Government policy determines whether RECs are valuable and whether green finance reaches real communities.

Examples include:

  • Renewable Portfolio Standards (state requirements for renewable energy percentages)
  • Federal tax credits for clean energy projects
  • State-level incentives for community solar or energy-efficient homes
  • Utility mandates requiring transparency and verification of REC sourcing

Without policy support, RECs risk becoming a marketing tool rather than a genuine driver of clean energy.

Green Finance Successes (Without Brand Glorification)

Many major institutions participate in green finance. Instead of praising them, we focus on what their actions mean for the public:

  • Large banks shifting capital toward renewables increases the number of clean energy projects built
  • Institutional investors demanding sustainability reporting pressures companies to reduce emissions
  • Corporate REC purchases expand renewable energy markets, indirectly lowering long-term costs for households

None of this solves climate change alone, but together it pushes the energy system toward cleaner, more transparent sources.

Practical Steps You Can Take (Regardless of Income)

If money is tight (tier 1)

  • Explore free weatherization or utility assistance programs
  • Ask your utility if they offer discounted community solar
  • Use your utility’s energy audit tools (many are free)
  • Look for budget billing to stabilize unpredictable costs

If you have a small monthly budget (tier 2)

  • Consider joining a low-cost green power program (often $2–$10 per month)
  • Compare utilities’ REC programs for transparency
  • Research state rebates for small energy upgrades (LEDs, smart thermostats, low-flow appliances)

If you have flexibility to invest (tier 3)

  • Evaluate rooftop solar or community solar subscriptions
  • Look into green financing tools like PACE loans or energy-efficient mortgages
  • Compare long-term savings of heat pumps vs. traditional HVAC

Want to explore how energy-efficient upgrades affect home costs? See Uber-Finance’s post on emergency home repairs and how to prepare financially.

FAQs

What’s the difference between RECs and carbon offsets?

RECs track renewable energy generation. Carbon offsets reduce or remove emissions somewhere else. They are not interchangeable.

Do RECs lower my utility bill?

No. RECs offer environmental benefits — not financial savings.

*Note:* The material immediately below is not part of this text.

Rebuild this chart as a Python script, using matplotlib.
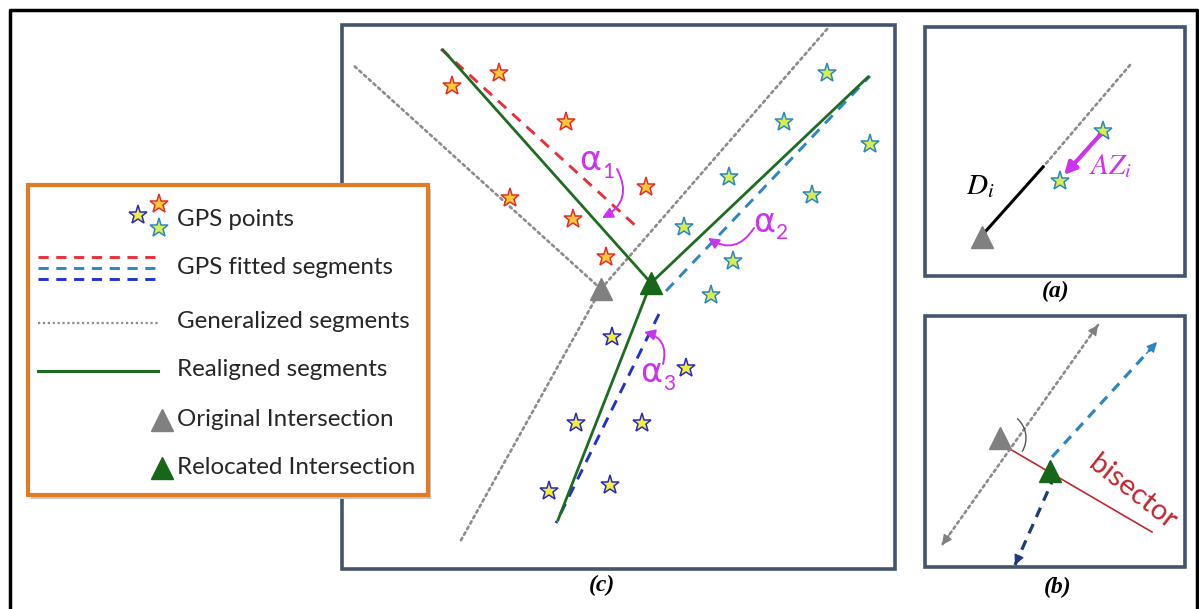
import matplotlib.pyplot as plt
from matplotlib.patches import Rectangle, Arc

plt.rcParams['font.family'] = ['Lato', 'DejaVu Sans']
plt.rcParams['mathtext.fontset'] = 'stix'

# ---- data (pixel coordinates of the sketch) ----
# panel (c)
red_x = [452, 499, 566, 646, 510, 573, 606]
red_y = [86, 73, 122, 187, 198, 219, 257]
teal_x = [827, 784, 870, 729, 812, 684, 733, 711]
teal_y = [73, 122, 144, 177, 195, 227, 261, 295]
blue_x = [612, 686, 576, 642, 549, 610]
blue_y = [337, 368, 423, 423, 491, 485]

orig_pt = (601, 289)
new_pt = (651, 283)
general_ends = [(352, 64), (828, 28), (460, 542)]
realigned_ends = [(443, 50), (868, 77), (558, 520)]
fitted = {'#E8303A': [(441, 49), (637, 227)],
          '#2E86C1': [(666, 291), (870, 76)],
          '#2233CC': [(659, 314), (556, 523)]}
alpha_lbl = ['1', '2', '3']
alpha_pos = [(590, 161), (764, 222), (651, 373)]
alpha_arrows = [((617, 169), (602, 218), -0.5),
                ((754, 228), (708, 238), -0.5),
                ((663, 364), (644, 332), 0.5)]

# panel (a)
a_dotted = [(1130, 65), (1043, 167)]
a_black = [(1043, 167), (985, 232)]
a_tri = (982, 237)
a_stars = [(1103, 131), (1060, 181)]
a_arrow = [(1100, 135), (1064, 175)]

# panel (b)
b_gray = [(1098, 325), (942, 545)]
b_tri_gray = (1000, 438)
b_tri_green = (1050, 471)
b_bisector = [(1003, 445), (1152, 532)]
b_light = [(1052, 457), (1157, 342)]
b_dark = [(1055, 475), (1015, 565)]

legend_labels = ['GPS points', 'GPS fitted segments', 'Generalized segments',
                 'Realigned segments', 'Original Intersection', 'Relocated Intersection']
legend_y = [220, 268, 321, 369, 419, 468]

panel_col = '#44546A'
green = '#1E6B22'
gray = '#8C8C8C'
magenta = '#CC33EE'

fig = plt.figure(figsize=(11.99, 6.09), dpi=100)
ax = fig.add_axes([0, 0, 1, 1])
ax.set_xlim(0, 1199)
ax.set_ylim(609, 0)
ax.axis('off')

# outer frame
ax.plot([10, 10, 1197, 1197], [609, 10, 10, 609], color='black', lw=2.5)

# panels
for x0, y0, x1, y1 in [(342, 25, 895, 569), (925, 27, 1185, 276), (925, 316, 1185, 567)]:
    ax.add_patch(Rectangle((x0, y0), x1 - x0, y1 - y0, fill=False, ec=panel_col, lw=2.6, zorder=1))

dot_style = dict(color=gray, lw=1.9, ls=(0, (1, 1.4)), dash_capstyle='round')
lbl_font = dict(family=['Liberation Serif'], style='italic', weight='bold', fontsize=17,
                ha='center', va='center')


def star(x, y, fc, ec, z=5):
    ax.plot(x, y, marker='*', ms=14, ls='none', mew=1.1, mfc=fc, mec=ec, zorder=z)


# panel (c)
for e in general_ends:
    ax.plot([orig_pt[0], e[0]], [orig_pt[1], e[1]], **dot_style, zorder=2)
for col, (p, q) in fitted.items():
    ax.plot([p[0], q[0]], [p[1], q[1]], color=col, lw=2.1, ls=(0, (3.8, 2.8)), zorder=3)
for e in realigned_ends:
    ax.plot([new_pt[0], e[0]], [new_pt[1], e[1]], color=green, lw=2.0, zorder=4)

star(red_x, red_y, '#FFC83A', '#E0302A')
star(teal_x, teal_y, '#D8EE50', '#2E86C1')
star(blue_x, blue_y, '#F2EE40', '#2A2ABF')

ax.plot(*orig_pt, marker='^', ms=16, color='#808080', zorder=6)
ax.plot(*new_pt, marker='^', ms=16, color='#17661A', zorder=6)

for lbl, (x, y) in zip(alpha_lbl, alpha_pos):
    ax.text(x, y, 'α', color=magenta, fontsize=24, ha='center', va='center',
            family=['DejaVu Sans'], zorder=7)
    ax.text(x + 18, y + 11, lbl, color=magenta, fontsize=15, ha='center', va='center', zorder=7)
for s, t, rad in alpha_arrows:
    ax.annotate('', xy=t, xytext=s, zorder=7,
                arrowprops=dict(arrowstyle='-|>', color=magenta, lw=1.4, mutation_scale=16,
                                shrinkA=0, shrinkB=0, connectionstyle=f'arc3,rad={rad}'))
ax.text(602, 585, '(c)', **lbl_font)

# legend
ax.add_patch(Rectangle((31, 189), 400, 310, fc='#C8C8C8', ec='none', zorder=8))
ax.add_patch(Rectangle((28, 185), 400, 310, fc='white', ec='#E07B26', lw=3, zorder=9))
star([138], [215], '#F2EE40', '#2A2ABF', z=10)
star([159], [204], '#FFC83A', '#E0302A', z=10)
star([159], [228], '#D8EE50', '#2E86C1', z=10)
for yy, col in zip([257, 268, 279], fitted):
    ax.plot([38, 158], [yy, yy], color=col, lw=2.1, ls=(0, (3.5, 2.6)), zorder=10)
ax.plot([38, 158], [323, 323], color=gray, lw=1.6, ls=(0, (1, 1.2)), zorder=10)
ax.plot([38, 158], [371, 371], color=green, lw=2.2, zorder=10)
ax.plot(162, 420, marker='^', ms=16, color='#808080', zorder=10)
ax.plot(162, 468, marker='^', ms=16, color='#17661A', zorder=10)
for lbl, yy in zip(legend_labels, legend_y):
    ax.text(177, yy, lbl, fontsize=17.4, color='#262626', va='center', ha='left', zorder=10)

# panel (a)
ax.plot(*zip(*a_dotted), **dot_style, zorder=2)
ax.plot(*zip(*a_black), color='black', lw=2.2, zorder=3)
ax.plot(*a_tri, marker='^', ms=16, color='#808080', zorder=6)
for x, y in a_stars:
    star([x], [y], '#D8EE50', '#2E86C1')
ax.annotate('', xy=a_arrow[1], xytext=a_arrow[0], zorder=7,
            arrowprops=dict(arrowstyle='-|>', color=magenta, lw=3, mutation_scale=18,
                            shrinkA=0, shrinkB=0))
ax.text(1110, 166, '$AZ_i$', color=magenta, fontsize=21, ha='center', va='center')
ax.text(980, 187, '$D_i$', color='black', fontsize=21, ha='center', va='center')
ax.text(1056, 291, '(a)', **lbl_font)

# panel (b)
ax.plot(*zip(*b_gray), **dot_style, zorder=2)
for p, q in [(b_gray[0], b_gray[1]), (b_gray[1], b_gray[0])]:
    ax.annotate('', xy=p, xytext=(p[0] + (q[0] - p[0]) * 0.05, p[1] + (q[1] - p[1]) * 0.05),
                arrowprops=dict(arrowstyle='-|>', color='#808080', lw=1, mutation_scale=15,
                                shrinkA=0, shrinkB=0))
ax.plot(*zip(*b_bisector), color='#C0282E', lw=1.2, zorder=3)
ax.add_patch(Arc(b_tri_gray, 52, 52, theta1=-49, theta2=32, color='#555555', lw=1, zorder=3))
for line, col in [(b_light, '#2E86C1'), (b_dark, '#1F3A7A')]:
    ax.plot(*zip(*line), color=col, lw=2.3, ls=(0, (3.2, 2.4)), zorder=3)
    p, q = line[1], line[0]
    ax.annotate('', xy=p, xytext=(p[0] + (q[0] - p[0]) * 0.1, p[1] + (q[1] - p[1]) * 0.1),
                arrowprops=dict(arrowstyle='-|>', color=col, lw=1, mutation_scale=15,
                                shrinkA=0, shrinkB=0))
ax.plot(*b_tri_gray, marker='^', ms=16, color='#808080', zorder=6)
ax.plot(*b_tri_green, marker='^', ms=16, color='#17661A', zorder=6)
ax.text(1133, 492, 'bisector', color='#C0282E', fontsize=21, rotation=-38,
        ha='center', va='center', rotation_mode='anchor')
ax.text(1058, 587, '(b)', **lbl_font)

fig.savefig('out.png', dpi=100)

Are RECs worth it for individuals?

They make sense if you want to support renewable energy without installing solar. They don’t make sense if you’re financially struggling and need direct utility savings.

Are RECs legitimate?

Yes, when sourced through regulated registries like PJM-GATS or WREGIS. Transparency matters.

Conclusion

Green finance and RECs work together to shift global financial systems toward clean energy. But their impact depends heavily on policy, transparency, and equitable access — especially for households that can’t afford large-scale upgrades.

You don’t need big investments to participate. Whether you’re exploring community solar, upgrading home efficiency, or simply learning how RECs work, small steps still contribute to long-term climate resilience.

A cleaner energy future isn’t built from investment jargon — it’s built from clear information, accessible tools, and financial systems that prioritize people as much as the planet.